▶ **INSTRUCTIONS TO FOLLOW**
Identify the lines that contain the string "this", then copy each of them.

▶ **AVAILABLE DATA**
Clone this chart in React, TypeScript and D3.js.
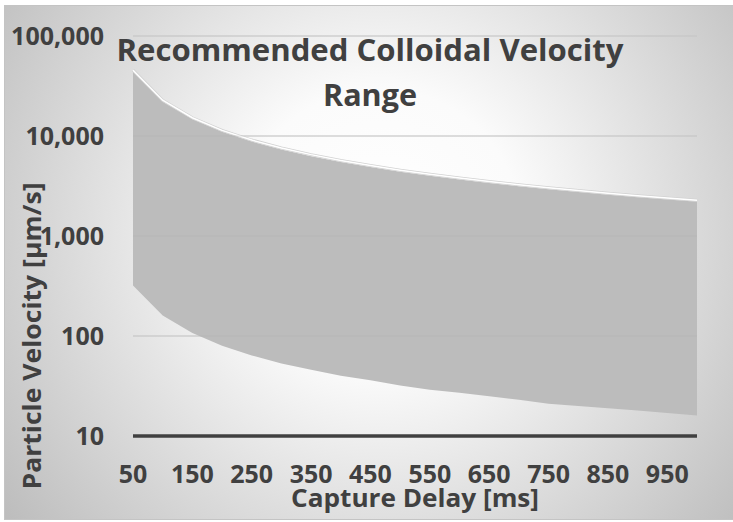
* * *
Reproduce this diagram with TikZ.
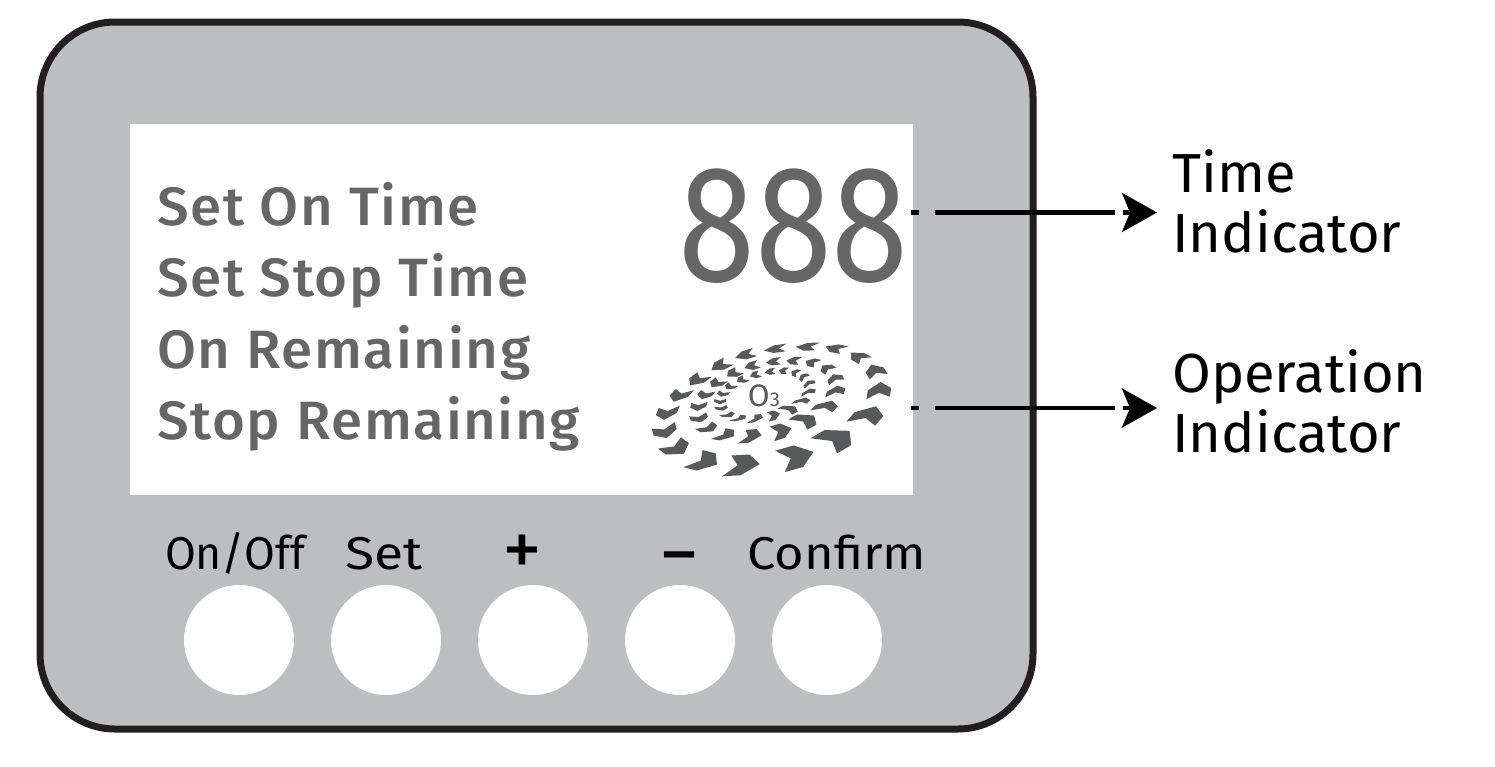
---
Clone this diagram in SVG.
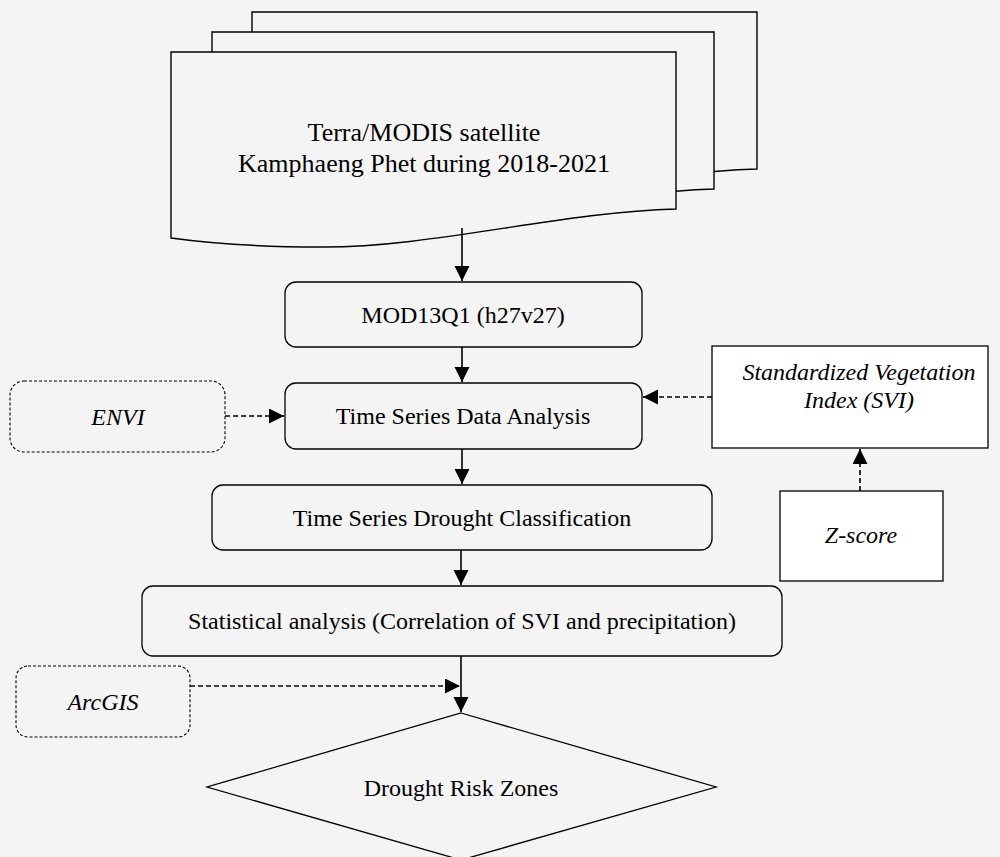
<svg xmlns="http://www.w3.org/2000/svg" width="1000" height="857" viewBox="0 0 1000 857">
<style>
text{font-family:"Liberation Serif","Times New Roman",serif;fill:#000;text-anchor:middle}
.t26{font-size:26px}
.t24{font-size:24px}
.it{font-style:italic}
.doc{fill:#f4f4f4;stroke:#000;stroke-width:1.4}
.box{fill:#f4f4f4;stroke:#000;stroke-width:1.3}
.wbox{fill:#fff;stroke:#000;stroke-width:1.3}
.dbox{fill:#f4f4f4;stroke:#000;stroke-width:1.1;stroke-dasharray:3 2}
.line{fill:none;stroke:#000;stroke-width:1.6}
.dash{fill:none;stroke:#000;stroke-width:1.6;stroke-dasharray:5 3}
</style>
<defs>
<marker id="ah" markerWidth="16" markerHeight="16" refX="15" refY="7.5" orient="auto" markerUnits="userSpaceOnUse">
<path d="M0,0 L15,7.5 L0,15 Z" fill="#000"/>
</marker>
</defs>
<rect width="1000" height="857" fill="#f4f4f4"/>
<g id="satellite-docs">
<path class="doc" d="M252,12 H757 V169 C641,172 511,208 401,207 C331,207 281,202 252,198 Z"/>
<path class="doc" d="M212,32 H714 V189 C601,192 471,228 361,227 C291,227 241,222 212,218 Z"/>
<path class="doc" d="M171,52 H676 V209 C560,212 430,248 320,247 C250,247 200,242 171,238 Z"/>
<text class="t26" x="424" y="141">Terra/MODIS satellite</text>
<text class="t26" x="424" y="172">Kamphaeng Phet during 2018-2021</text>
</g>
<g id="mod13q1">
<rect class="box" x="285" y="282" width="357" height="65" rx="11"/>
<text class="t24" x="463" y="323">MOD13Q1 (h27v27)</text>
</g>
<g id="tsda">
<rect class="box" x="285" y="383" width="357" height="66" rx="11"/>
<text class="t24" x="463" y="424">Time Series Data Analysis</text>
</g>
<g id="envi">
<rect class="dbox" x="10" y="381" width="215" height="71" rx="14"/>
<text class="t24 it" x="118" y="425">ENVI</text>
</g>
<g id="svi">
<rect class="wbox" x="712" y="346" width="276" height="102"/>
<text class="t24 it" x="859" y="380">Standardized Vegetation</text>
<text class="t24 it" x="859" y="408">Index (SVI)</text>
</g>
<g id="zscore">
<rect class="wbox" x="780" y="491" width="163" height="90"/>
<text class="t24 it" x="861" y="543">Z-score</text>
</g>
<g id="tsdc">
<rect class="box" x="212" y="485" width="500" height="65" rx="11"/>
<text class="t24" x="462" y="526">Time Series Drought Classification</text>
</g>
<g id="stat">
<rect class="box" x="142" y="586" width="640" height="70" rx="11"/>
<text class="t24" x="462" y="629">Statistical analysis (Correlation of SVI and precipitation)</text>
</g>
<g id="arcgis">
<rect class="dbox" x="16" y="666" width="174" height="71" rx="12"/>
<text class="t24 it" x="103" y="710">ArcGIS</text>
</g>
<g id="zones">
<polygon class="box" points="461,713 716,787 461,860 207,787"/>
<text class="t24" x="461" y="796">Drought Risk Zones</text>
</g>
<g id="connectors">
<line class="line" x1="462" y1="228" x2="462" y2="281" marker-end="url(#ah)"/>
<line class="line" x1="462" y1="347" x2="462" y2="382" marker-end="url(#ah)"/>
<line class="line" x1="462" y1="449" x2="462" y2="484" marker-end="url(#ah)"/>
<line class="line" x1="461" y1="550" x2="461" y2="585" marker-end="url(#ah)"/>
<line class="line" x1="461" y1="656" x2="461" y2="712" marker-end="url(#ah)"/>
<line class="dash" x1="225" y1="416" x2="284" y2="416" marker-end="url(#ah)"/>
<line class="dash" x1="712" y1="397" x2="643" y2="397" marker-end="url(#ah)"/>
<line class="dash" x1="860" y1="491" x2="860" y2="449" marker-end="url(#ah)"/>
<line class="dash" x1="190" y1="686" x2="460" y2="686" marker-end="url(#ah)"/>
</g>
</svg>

▶ **COMPLETE RESPONSE**
Clone this chart in React, TypeScript and D3.js.
Reproduce this diagram with TikZ.
Clone this diagram in SVG.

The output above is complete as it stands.